Appeals court OKs release of ex-officer Kent from Mahoning jail
YOUNGSTOWN — Former Austintown trustee and Poland Township police officer Steve Kent has been released from the Mahoning County jail.
On Sept. 20, Mahoning County Common Pleas Court Judge John Durkin sentenced Kent to one year in prison after a jury found him guilty on a third-degree felony charge of tampering with evidence. Kent appealed the conviction and submitted a motion for a stay of execution on his sentence, which Durkin denied Sept. 22.
On Tuesday, Mahoning County Appeals Court Judges Cheryl Waite, Carol Ann Robb and Mark Hanni overruled Durkin and allowed for Kent’s conditional release from jail.
The Mahoning County Sheriff’s Office website and Mahoning County Common Pleas Court records confirm that Kent was released Tuesday afternoon.
“In this instance, absent a stay, appellant will serve all or a significant portion of the relatively short prison sentence before the appeal can be concluded,” they wrote, stating that denial of the stay would prejudicially impair Kent’s due process rights during his appeal.
The panel ordered that Kent be released on a $12,500 surety bond.
The jury in Kent’s trial found him not guilty on three counts of sexual battery, which were based on allegations that he forced or coerced a then 16- to 17-year-old student to perform oral sex on three occasions in 2021 while Kent was the student resource officer at Poland Seminary High School.
While state attorneys Kara Keating and Denise Salerno could not convince the jury on those counts, they did prove that Kent tampered with evidence.
The state showed, through testimony and digital data analysis, that Kent performed a factory reset on his phone on June 6, 2022, just one day after a Poland parent with whom he was having an affair told him she was aware of the student’s claims against him and intended to notify school officials and police.
In Kent’s filing with the court of appeals, defense attorney John Juhasz wrote that Kent has a “substantial likelihood of success upon appeal.”
Kent’s argument harkens back to his testimony during the trial. Kent then told the court that he performed the factory reset on his phone not because of legal concerns but because he was afraid that his daughter would discover information relating to his affair with the parent, Carla Bobbey.
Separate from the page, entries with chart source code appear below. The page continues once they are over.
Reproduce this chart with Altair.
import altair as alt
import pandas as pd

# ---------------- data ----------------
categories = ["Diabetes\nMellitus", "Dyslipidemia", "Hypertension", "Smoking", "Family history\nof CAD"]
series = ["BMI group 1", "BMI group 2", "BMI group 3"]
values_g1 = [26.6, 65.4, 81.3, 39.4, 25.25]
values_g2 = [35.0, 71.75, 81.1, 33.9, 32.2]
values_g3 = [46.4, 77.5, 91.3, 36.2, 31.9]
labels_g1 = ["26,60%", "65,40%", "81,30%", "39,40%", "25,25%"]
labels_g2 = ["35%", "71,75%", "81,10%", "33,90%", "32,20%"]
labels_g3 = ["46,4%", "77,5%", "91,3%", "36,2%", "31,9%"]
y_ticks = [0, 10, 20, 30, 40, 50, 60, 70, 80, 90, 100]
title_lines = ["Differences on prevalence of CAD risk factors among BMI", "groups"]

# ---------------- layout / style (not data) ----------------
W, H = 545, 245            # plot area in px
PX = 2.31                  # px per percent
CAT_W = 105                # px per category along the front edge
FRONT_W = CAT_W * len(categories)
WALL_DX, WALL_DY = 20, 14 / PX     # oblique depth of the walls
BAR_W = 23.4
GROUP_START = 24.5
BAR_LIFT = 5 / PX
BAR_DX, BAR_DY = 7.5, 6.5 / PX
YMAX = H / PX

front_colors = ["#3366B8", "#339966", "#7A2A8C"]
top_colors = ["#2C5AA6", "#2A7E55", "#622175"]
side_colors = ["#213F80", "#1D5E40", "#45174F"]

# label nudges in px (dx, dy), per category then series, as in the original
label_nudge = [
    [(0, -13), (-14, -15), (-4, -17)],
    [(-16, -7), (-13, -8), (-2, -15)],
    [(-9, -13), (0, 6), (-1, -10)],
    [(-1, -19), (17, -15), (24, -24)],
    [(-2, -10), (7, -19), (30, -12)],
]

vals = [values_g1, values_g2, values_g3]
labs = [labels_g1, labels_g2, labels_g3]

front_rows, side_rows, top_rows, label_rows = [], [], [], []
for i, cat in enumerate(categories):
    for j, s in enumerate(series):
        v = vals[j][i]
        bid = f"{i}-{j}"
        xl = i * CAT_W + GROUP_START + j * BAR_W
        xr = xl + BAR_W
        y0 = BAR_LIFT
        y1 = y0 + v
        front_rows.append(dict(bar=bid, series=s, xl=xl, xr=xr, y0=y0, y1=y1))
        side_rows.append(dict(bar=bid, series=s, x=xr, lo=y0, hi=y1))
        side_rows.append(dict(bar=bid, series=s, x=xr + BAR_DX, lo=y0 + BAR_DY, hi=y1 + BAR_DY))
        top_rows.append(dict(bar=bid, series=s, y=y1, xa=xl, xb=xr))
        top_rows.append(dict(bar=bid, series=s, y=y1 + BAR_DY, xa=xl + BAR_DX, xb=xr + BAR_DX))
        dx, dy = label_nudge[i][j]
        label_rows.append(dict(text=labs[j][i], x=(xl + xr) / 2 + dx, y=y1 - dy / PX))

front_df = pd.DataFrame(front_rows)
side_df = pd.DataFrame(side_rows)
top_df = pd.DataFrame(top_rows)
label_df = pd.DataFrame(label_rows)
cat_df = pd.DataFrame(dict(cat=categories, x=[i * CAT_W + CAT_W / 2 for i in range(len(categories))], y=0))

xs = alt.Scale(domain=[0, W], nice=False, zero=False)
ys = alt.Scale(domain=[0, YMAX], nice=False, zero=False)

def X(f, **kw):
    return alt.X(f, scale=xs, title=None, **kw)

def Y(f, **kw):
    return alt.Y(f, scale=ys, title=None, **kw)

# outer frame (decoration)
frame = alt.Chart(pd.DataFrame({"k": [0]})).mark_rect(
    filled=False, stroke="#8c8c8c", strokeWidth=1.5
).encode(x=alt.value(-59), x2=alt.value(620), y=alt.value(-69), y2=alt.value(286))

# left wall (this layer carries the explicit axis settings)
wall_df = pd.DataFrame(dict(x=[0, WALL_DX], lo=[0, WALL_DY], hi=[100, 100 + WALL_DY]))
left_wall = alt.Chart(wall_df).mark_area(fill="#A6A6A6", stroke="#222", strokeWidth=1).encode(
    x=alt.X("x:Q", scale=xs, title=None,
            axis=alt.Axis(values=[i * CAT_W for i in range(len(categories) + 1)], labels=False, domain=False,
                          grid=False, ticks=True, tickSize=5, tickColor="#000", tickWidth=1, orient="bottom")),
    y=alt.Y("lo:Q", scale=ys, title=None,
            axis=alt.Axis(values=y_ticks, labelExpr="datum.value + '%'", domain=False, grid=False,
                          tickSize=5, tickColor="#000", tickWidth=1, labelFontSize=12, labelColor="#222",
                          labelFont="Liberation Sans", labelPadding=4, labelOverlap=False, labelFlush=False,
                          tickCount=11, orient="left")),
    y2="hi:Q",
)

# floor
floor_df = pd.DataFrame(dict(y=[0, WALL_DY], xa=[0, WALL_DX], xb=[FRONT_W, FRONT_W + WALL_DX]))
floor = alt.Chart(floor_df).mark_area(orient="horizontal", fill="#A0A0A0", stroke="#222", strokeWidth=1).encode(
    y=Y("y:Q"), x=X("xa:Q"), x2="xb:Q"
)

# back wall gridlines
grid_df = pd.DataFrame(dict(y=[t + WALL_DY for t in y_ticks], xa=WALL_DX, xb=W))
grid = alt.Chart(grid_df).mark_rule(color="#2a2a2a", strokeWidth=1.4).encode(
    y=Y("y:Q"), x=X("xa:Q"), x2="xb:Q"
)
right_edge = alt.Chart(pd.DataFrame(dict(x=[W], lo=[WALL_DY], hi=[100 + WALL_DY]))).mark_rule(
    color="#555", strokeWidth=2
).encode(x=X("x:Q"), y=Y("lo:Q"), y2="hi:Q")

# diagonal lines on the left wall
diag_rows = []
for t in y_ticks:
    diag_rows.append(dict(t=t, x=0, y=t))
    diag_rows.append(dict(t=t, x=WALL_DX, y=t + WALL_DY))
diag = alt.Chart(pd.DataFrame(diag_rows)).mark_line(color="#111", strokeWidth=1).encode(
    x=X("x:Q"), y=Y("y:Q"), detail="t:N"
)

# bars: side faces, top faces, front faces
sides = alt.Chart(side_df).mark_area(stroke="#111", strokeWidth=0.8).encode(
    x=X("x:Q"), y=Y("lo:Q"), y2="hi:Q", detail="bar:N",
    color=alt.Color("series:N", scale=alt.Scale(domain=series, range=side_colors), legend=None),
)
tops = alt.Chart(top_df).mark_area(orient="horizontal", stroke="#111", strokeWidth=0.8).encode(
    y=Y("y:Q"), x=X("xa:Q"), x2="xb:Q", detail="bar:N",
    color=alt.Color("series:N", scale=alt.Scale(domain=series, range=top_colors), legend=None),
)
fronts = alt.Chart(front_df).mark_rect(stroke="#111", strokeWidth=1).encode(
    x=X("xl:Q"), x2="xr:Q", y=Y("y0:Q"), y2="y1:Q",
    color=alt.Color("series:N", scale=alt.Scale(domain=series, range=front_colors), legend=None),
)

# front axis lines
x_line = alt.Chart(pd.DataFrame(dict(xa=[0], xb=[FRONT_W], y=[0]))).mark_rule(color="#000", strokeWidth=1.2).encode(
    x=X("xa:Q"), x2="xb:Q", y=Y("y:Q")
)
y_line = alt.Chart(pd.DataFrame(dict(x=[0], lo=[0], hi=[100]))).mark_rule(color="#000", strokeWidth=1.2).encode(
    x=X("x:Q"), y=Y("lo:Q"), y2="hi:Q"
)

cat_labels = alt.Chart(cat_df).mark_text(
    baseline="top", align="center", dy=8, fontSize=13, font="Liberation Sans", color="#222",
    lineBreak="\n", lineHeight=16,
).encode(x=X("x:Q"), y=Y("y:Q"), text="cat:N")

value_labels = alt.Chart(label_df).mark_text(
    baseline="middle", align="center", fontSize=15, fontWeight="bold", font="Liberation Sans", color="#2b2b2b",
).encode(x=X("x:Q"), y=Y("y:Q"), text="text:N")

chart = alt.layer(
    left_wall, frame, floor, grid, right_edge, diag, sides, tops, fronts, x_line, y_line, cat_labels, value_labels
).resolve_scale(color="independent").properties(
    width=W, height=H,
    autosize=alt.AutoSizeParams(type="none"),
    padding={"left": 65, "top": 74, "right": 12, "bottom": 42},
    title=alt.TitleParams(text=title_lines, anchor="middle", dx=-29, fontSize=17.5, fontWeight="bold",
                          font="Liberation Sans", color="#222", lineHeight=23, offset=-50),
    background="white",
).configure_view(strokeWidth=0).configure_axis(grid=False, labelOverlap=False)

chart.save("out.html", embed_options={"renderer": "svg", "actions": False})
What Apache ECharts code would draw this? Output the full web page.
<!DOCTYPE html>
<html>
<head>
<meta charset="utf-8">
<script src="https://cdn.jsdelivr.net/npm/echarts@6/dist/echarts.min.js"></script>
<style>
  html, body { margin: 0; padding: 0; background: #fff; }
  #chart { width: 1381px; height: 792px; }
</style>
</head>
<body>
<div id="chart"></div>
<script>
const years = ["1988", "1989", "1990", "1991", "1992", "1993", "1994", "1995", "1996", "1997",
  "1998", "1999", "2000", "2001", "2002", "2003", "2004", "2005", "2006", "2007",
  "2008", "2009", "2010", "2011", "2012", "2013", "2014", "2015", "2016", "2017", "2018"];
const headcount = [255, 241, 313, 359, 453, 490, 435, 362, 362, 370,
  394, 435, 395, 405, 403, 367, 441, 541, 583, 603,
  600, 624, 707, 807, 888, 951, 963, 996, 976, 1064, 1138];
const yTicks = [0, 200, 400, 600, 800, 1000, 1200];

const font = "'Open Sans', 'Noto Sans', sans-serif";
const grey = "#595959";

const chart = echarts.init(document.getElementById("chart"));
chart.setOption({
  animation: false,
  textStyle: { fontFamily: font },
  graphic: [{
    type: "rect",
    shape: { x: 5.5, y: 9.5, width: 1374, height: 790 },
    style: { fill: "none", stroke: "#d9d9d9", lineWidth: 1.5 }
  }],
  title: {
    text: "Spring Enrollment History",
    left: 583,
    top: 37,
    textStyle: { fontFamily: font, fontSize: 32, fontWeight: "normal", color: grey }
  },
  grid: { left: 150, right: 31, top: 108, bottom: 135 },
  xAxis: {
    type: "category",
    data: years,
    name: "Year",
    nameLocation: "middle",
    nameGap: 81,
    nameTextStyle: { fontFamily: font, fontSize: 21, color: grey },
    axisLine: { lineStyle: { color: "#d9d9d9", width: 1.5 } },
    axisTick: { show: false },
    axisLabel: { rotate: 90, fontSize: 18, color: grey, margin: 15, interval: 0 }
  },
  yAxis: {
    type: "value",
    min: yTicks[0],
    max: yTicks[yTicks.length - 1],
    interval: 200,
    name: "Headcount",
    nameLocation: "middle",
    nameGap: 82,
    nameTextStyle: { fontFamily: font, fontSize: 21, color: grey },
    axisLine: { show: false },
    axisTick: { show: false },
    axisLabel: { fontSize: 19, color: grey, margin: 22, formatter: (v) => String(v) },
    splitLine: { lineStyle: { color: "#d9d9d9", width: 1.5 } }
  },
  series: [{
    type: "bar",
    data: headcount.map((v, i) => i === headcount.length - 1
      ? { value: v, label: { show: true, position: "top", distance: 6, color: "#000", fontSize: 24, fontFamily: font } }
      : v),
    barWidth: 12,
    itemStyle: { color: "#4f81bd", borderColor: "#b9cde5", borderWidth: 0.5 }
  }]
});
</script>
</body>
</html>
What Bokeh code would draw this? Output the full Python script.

During sentencing, Durkin said he could not think of a tampering conviction in which the defendant was a police officer, and agreed with state attorney Kara Keating that “as public officials, we are — and we should be — held to higher standards.”
Durkin told Kent: “A poor decision as to a factory reset unfortunately impacted the ability of law enforcement to conduct its full investigation.”
Kent was elected to the Austintown Board of Township Trustees in 2019 for a four-year term. He served most of that term before his conviction, but was removed the day after the jury rendered its verdict. Mahoning County Prosecutor Gina DeGenova notified the trustees that Kent’s conviction rendered him “incompetent” to serve as a trustee under Ohio Law.
He was replaced immediately by the former township administrator, Atty. Mike Dockry. Dockry will serve the remainder of Kent’s term until a new trustee is elected in November, at which point the new trustee will be sworn in immediately.